The phenomenology of religion concerns the experiential aspect of religion.

Table of contents

Pierre Daniël Chantepie de la Saussaye

The first explicit use of the phrase "phenomenology of religion" occurs in the Lehrbuch der Religionsgeschichte (Handbook of the History of Religions), written by Pierre Daniël Chantepie de la Saussaye in 1887, wherein he articulates the task of the science of religion and gives an "Outline of the phenomenology of religion" (Van der Leeuw 1963: 694; cf. James: 42–45). Employing the terminology of Hegel, Chantepie divides his science of religion into two areas of investigation, essence and manifestations, which are approached through investigations in philosophy and history respectively. However, Chantepie’s phenomenology "belongs neither to the history nor the philosophy of religion as Hegel envisioned them" (45).
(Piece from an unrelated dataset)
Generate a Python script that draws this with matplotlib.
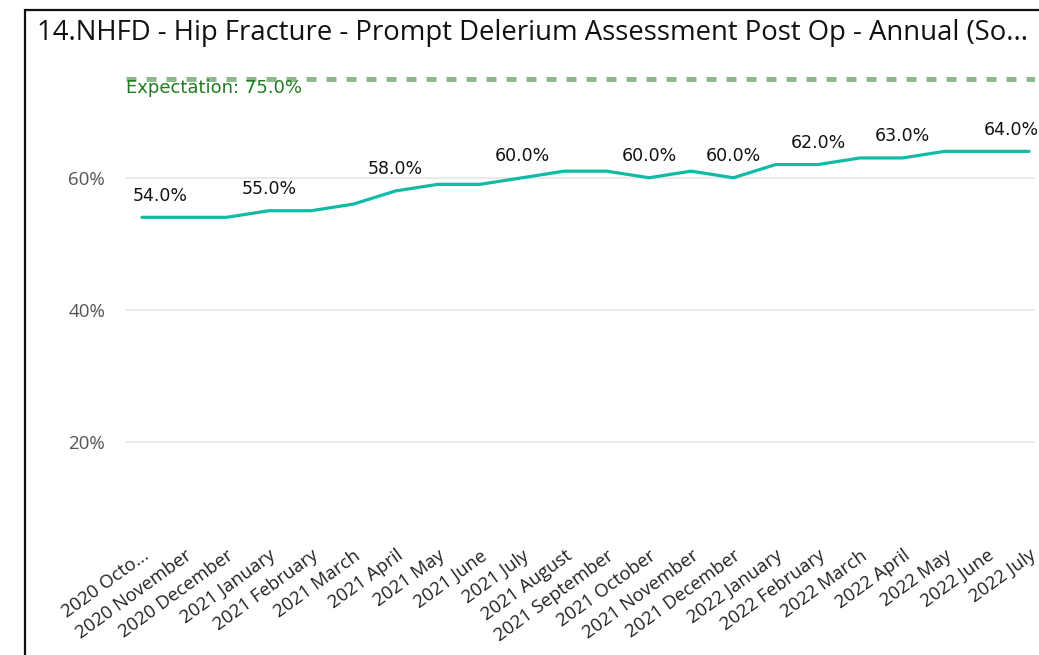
import numpy as np
import matplotlib.pyplot as plt
from matplotlib.patches import Rectangle
from matplotlib.ticker import FuncFormatter

months = ["2020 Octo...", "2020 November", "2020 December", "2021 January", "2021 February",
          "2021 March", "2021 April", "2021 May", "2021 June", "2021 July", "2021 August",
          "2021 September", "2021 October", "2021 November", "2021 December", "2022 January",
          "2022 February", "2022 March", "2022 April", "2022 May", "2022 June", "2022 July"]
values = [0.54, 0.54, 0.54, 0.55, 0.55, 0.56, 0.58, 0.59, 0.59, 0.60, 0.61,
          0.61, 0.60, 0.61, 0.60, 0.62, 0.62, 0.63, 0.63, 0.64, 0.64, 0.64]
labelled = [0, 3, 6, 9, 12, 14, 16, 18, 21]
expectation = 0.75
yticks = [0.2, 0.4, 0.6]

W, H = 1039, 655
fig = plt.figure(figsize=(W/100, H/100), dpi=100)
ax = fig.add_axes([126/W, (H-534)/H, (1035-126)/W, (534-59)/H])

x = np.arange(len(months))
ax.plot(x, values, color="#0FBAA6", lw=2.3, solid_capstyle="round", zorder=3)
ax.axhline(expectation, color="#8DBA8D", lw=3.6, dashes=(2.0, 2.0), zorder=2)
ax.text(-0.38, expectation - 0.001, "Expectation: 75.0%", color="#1E7B1E",
        fontsize=13, family="DejaVu Sans Condensed", va="top", ha="left", zorder=4)

for i in labelled:
    xi = x[i]
    if i == 0:
        xi = x[i] + 0.42
    if i == len(x) - 1:
        xi = x[i] - 0.42
    ax.text(xi, values[i] + 0.019, f"{values[i]*100:.1f}%", ha="center", va="bottom",
            fontsize=12.5, family="DejaVu Sans Condensed", color="#111111")

ax.set_xlim(-0.38, 21.14)
ax.set_ylim(0.06, 0.78)
ax.set_yticks(yticks)
ax.yaxis.set_major_formatter(FuncFormatter(lambda v, p: f"{v*100:.0f}%"))
ax.grid(axis="y", color="#E6E6E6", lw=1.2)
ax.set_axisbelow(True)
for s in ax.spines.values():
    s.set_visible(False)
ax.tick_params(axis="y", length=0, pad=15, labelsize=13.5, labelcolor="#555555")
ax.tick_params(axis="x", length=0, pad=9)
ax.set_xticks(x)
ax.set_xticklabels(months, rotation=36, ha="right", rotation_mode="anchor",
                   fontsize=13.3, family="Open Sans", color="#222222")
for lab in ax.get_yticklabels():
    lab.set_family("Open Sans")

fig.text(37/W, 1 - 33/H, "14.NHFD - Hip Fracture - Prompt Delerium Assessment Post Op - Annual (So...",
         fontsize=19.8, family="Open Sans", color="#111111", va="center", ha="left")

fig.patches.append(Rectangle((25/W, -0.1), 1.2, 1 - 10/H + 0.1, transform=fig.transFigure,
                             fill=False, edgecolor="#111111", lw=1.6))

fig.savefig("out.png", dpi=100)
For Chantepie, it is the task of phenomenology to prepare historical data for philosophical analysis through "a collection, a grouping, an arrangement, and a classifying of the principal groups of religious conceptions" (43). This sense of phenomenology as a grouping of manifestations is similar to the conception of phenomenology articulated by Robison and the British; however, insofar as Chantepie conceives of phenomenology as a preparation for the philosophical elucidation of essences, his phenomenology is not completely opposed to that of Hegel.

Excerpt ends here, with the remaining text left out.